Genocidio

Con il termine genocidio si intende la sistematica persecuzione e l’annientamento anche attraverso la dissoluzione di ogni legame familiare, sociale, culturale degli appartenenti a un gruppo etnico, razziale e religioso, perpetrati da singoli individui o da Stati.

Etimologicamente la parola derive dal greco genos (stirpe) e dal latino caedo (uccidere).

Il termine, nella sua versione inglese genocide, fu utilizzato per la prima volta da Raphael Lemkin, un giurista ebreo di origine polacca che si era rifugiato in Svezia dopo l’occupazione nazista della Polonia nel 1939, in seguito alla quale 49 membri della sua famiglia trovarono la morte nei campi di concentramento nazisti.

Nel 1944 Lemkin utilizzò il neologismo da lui creato in una pubblicazione in cui analizzava le sistematiche politiche di sterminio messe in atto dalla Germania e dai suoi alleati nel corso della guerra, applicando e ampliando gli stessi strumenti di analisi da lui utilizzati riguardo all’annientamento della minoranza armena. L’autore sentiva il bisogno di introdurre nel linguaggio giuridico un nuovo termine che descrivesse in modo più adeguato la realtà degli stermini di massa del XX secolo e aprisse la strada alla creazione di strumenti giuridici idonei a perseguirli

Prima della guerra Lemkin si era occupato dello sterminio degli armeni, proponendo alla Società delle Nazioni una condanna specifica di questo crimine.

Fra il 1915 e il 1916 l’Impero ottomano perseguitò in modo sistematico la minoranza armena, causando presumibilmente la morte di oltre un milione di persone.

Durante il processo di Norimberga Lemkin fu consulente del Procuratore capo Robert Jackson.

Nel 1953 il giurista denunciò come genocidio anche la politica perseguita dal comunismo staliniano nei confronti dell’Ucraina negli anni Trenta.
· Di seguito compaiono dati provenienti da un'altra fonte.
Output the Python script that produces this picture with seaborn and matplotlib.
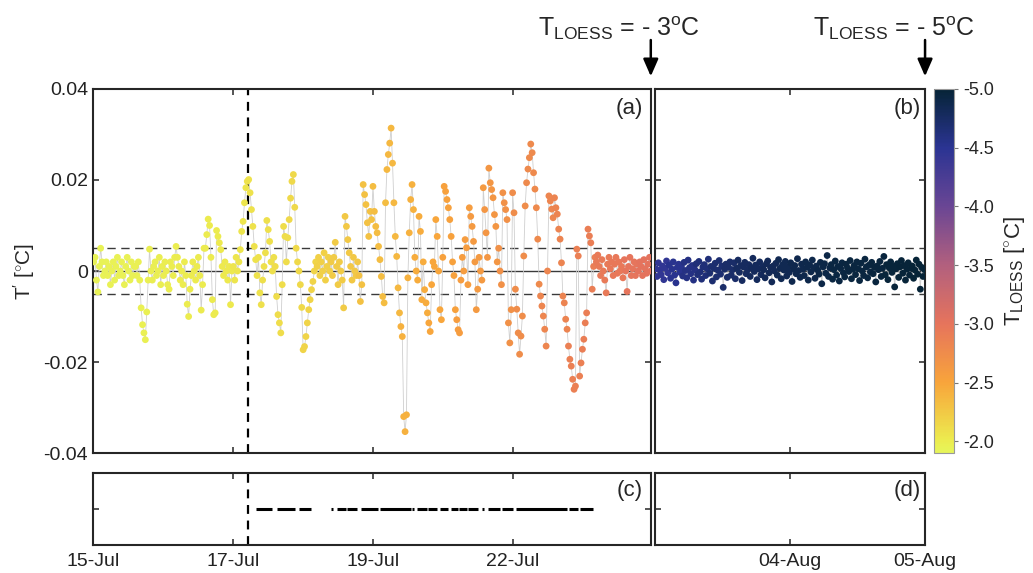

Per tutto il secondo dopoguerra è continuato lo sforzo di sviluppare la linea giuridica tracciata da Lemkin, con l’esigenza di superare i limiti del Tribunale di Norimberga che aveva il carattere di un tribunale militare emanazione di potenze vincitrici.  Si trattava di creare organismi giuridici sovranazionali   in grado di condannare il genocidio e altri crimini contro l’umanità; nel 2002 fu finalmente creata, anche grazie alla pressione esercitata in vari Paesi da numerose organizzazioni non governative, la Corte penale internazionale (Cpi) competente per i crimini contro l’umanità. Questo tribunale ha un carattere sovranazionale e ha un rapporto non subordinato con l’ONU, una giurisdizione internazionale e può intervenire nei casi in cui i singoli Stati non possano o non vogliano farlo. A differenza della Corte internazionale dell’Onu, la CPI agisce contro individui e non contro Stati e può chiedere l’estradizione di cittadini di Stati che vi aderiscono anche per crimini commessi al di fuori di essi.

La sua istituzione fu il frutto anche del clima sorto  in seguito alla creazione, negli anni precedenti, di tribunali ad hoc per giudicare crimini commessi in Ruanda e nell’ex Jugoslavia.

Un notevole intralcio all’azione della Cpi è causato dal fatto, che pur potendo contare sull’adesione   di 123 Stati, non annovera fra i suoi membri, fra gli altri, gli Usa, la Repubblica popolare cinese, la Russia, Israele e la Siria.

La terribile sofferenza della Shoah e di altri genocidi ha  accresciuto la consapevolezza della necessità di  combattere, anche con strumenti giuridici sempre più adeguati, crimini che feriscono tutta l’umanità dovunque e da chiunque vengano commessi; la strada da percorrere per creare efficienti strumenti di giustizia sovranazionale e indipendenti è tuttavia, come abbiamo visto, ancora lunga e tortuosa.